▶ Provided data:
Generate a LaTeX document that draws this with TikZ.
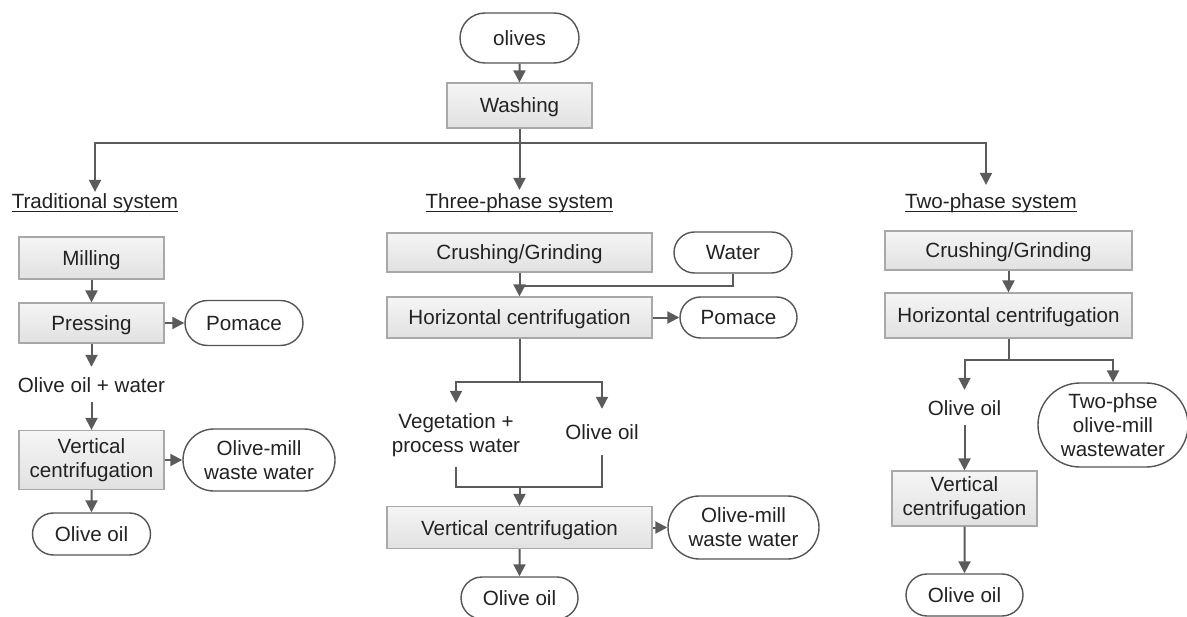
\documentclass[tikz,border=0pt]{standalone}
\usepackage{fontspec}
\setmainfont{Liberation Sans}
\usetikzlibrary{shapes.misc,arrows.meta,calc}
\definecolor{linecol}{HTML}{5B5B5B}
\definecolor{pillline}{HTML}{555555}
\definecolor{boxline}{HTML}{A8A8A8}
\definecolor{boxtop}{HTML}{F5F5F5}
\definecolor{boxbot}{HTML}{E1E1E1}
\definecolor{txt}{HTML}{222222}
% underlined heading with a slightly heavier rule
\newcommand{\ulbl}[1]{\setbox0=\hbox{#1}\rlap{\color{txt}\rule[-3.5bp]{\wd0}{1.4bp}}\box0}

\begin{document}
\begin{tikzpicture}[x=1bp,y=-1bp,
  every node/.style={font=\fontsize{20.6bp}{24bp}\selectfont, text=txt, inner sep=0pt, align=center},
  oneline/.style={text height=15bp, text depth=0bp},
  procbox/.style={rectangle, draw=boxline, line width=1.2bp, top color=boxtop, bottom color=boxbot},
  pill/.style={rounded rectangle, draw=pillline, line width=1.4bp, fill=white},
  flow/.style={draw=linecol, line width=2bp, -{Triangle[width=12bp,length=12bp]}},
  link/.style={draw=linecol, line width=2bp},
]
\useasboundingbox (0,0) rectangle (1187,617);
\fill[white] (0,0) rectangle (1187,617);

% common start
\node[pill, oneline, minimum width=119bp, minimum height=50bp] (olives) at (519.5,38) {olives};
\node[procbox, oneline, minimum width=145bp, minimum height=45bp] (wash) at (519.5,105.5) {Washing};
\coordinate (sp) at (519.5,143);
\node[anchor=base, inner ysep=2bp] (trad) at (95,209) {\ulbl{Traditional system}};
\node[anchor=base, inner ysep=4bp] (three) at (519.5,209) {\ulbl{Three-phase system}};
\node[anchor=base, inner ysep=9bp] (two) at (991,209) {\ulbl{Two-phase system}};

% traditional system
\node[procbox, oneline, minimum width=145bp, minimum height=42bp] (mill) at (91.5,258) {Milling};
\node[procbox, oneline, minimum width=145bp, minimum height=40bp] (press) at (91.5,323) {Pressing};
\node[pill, oneline, minimum width=118bp, minimum height=45bp] (pom1) at (244,323) {Pomace};
\node[oneline, minimum height=35bp] (oow) at (91.5,384.5) {Olive oil + water};
\node[procbox, minimum width=145bp, minimum height=59bp] (vc1) at (91.5,460) {Vertical\\centrifugation};
\node[pill, minimum width=152bp, minimum height=62bp] (omww1) at (259,460) {Olive-mill\\waste water};
\node[pill, oneline, minimum width=118bp, minimum height=42bp] (oil1) at (91.5,534) {Olive oil};

% three-phase system
\node[procbox, oneline, minimum width=265bp, minimum height=39bp] (cg3) at (519.5,252.5) {Crushing/Grinding};
\node[pill, oneline, minimum width=118bp, minimum height=41bp] (water) at (733,252.5) {Water};
\node[procbox, oneline, minimum width=265bp, minimum height=41bp] (hc3) at (519.5,317.5) {Horizontal centrifugation};
\node[pill, oneline, minimum width=117bp, minimum height=41bp] (pom3) at (738.5,317.5) {Pomace};
\coordinate (s3) at (519.5,382);
\node[minimum height=64bp] (veg) at (456,435) {Vegetation +\\process water};
\node[oneline, minimum height=46bp] (oil3t) at (602,432) {Olive oil};
\coordinate (m3) at (519.5,487);
\node[procbox, oneline, minimum width=265bp, minimum height=42bp] (vc3) at (519.5,527.5) {Vertical centrifugation};
\node[pill, minimum width=151bp, minimum height=63bp] (omww3) at (743.5,527.5) {Olive-mill\\waste water};
\node[pill, oneline, minimum width=117bp, minimum height=42bp] (oil3) at (519.5,598) {Olive oil};

% two-phase system
\node[procbox, oneline, minimum width=247bp, minimum height=39bp] (cg2) at (1008.5,250.5) {Crushing/Grinding};
\node[procbox, oneline, minimum width=247bp, minimum height=45bp] (hc2) at (1008.5,315.5) {Horizontal centrifugation};
\coordinate (s2) at (1008.5,360);
\node[oneline, minimum height=35bp] (oil2t) at (964.5,407.5) {Olive oil};
\node[pill, minimum width=150bp, minimum height=84bp] (tpw) at (1113,425) {Two-phse\\olive-mill\\wastewater};
\node[procbox, minimum width=145bp, minimum height=55bp] (vc2) at (964.5,498.5) {Vertical\\centrifugation};
\node[pill, oneline, minimum width=117bp, minimum height=42bp] (oil2) at (964.5,595) {Olive oil};

% connectors: start
\draw[flow] (olives) -- (wash);
\draw[link] (wash) -- (sp);
\draw[flow] (sp) -| (trad.north);
\draw[flow] (sp) -- (three.north);
\draw[flow] (sp) -| ([xshift=-5bp]two.north);

% connectors: traditional
\draw[flow] (mill) -- (press);
\draw[flow] (press) -- (pom1);
\draw[flow] (press) -- (oow);
\draw[flow] (oow) -- (vc1);
\draw[flow] (vc1) -- (omww1);
\draw[flow] (vc1) -- (oil1);

% connectors: three-phase
\draw[flow] (cg3) -- (hc3);
\draw[link] (water.south) |- ($(cg3.south)!0.55!(hc3.north)$);
\draw[flow] (hc3) -- (pom3);
\draw[link] (hc3.south) -- (s3);
\draw[flow] (s3) -| (veg.north);
\draw[flow] (s3) -| (oil3t.north);
\draw[link] (veg.south) |- (m3) -| (oil3t.south);
\draw[flow] (m3) -- (vc3.north);
\draw[flow] (vc3) -- (omww3);
\draw[flow] (vc3) -- (oil3);

% connectors: two-phase
\draw[flow] (cg2) -- (hc2);
\draw[link] (hc2.south) -- (s2);
\draw[flow] (s2) -| (oil2t.north);
\draw[flow] (s2) -| (tpw.north);
\draw[flow] (oil2t) -- (vc2);
\draw[flow] (vc2) -- (oil2);
\end{tikzpicture}
\end{document}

▶ Objective:
Go through the listing above and list every line that has the word "with".

▶ Answer to the problem:
Generate a LaTeX document that draws this with TikZ.
% underlined heading with a slightly heavier rule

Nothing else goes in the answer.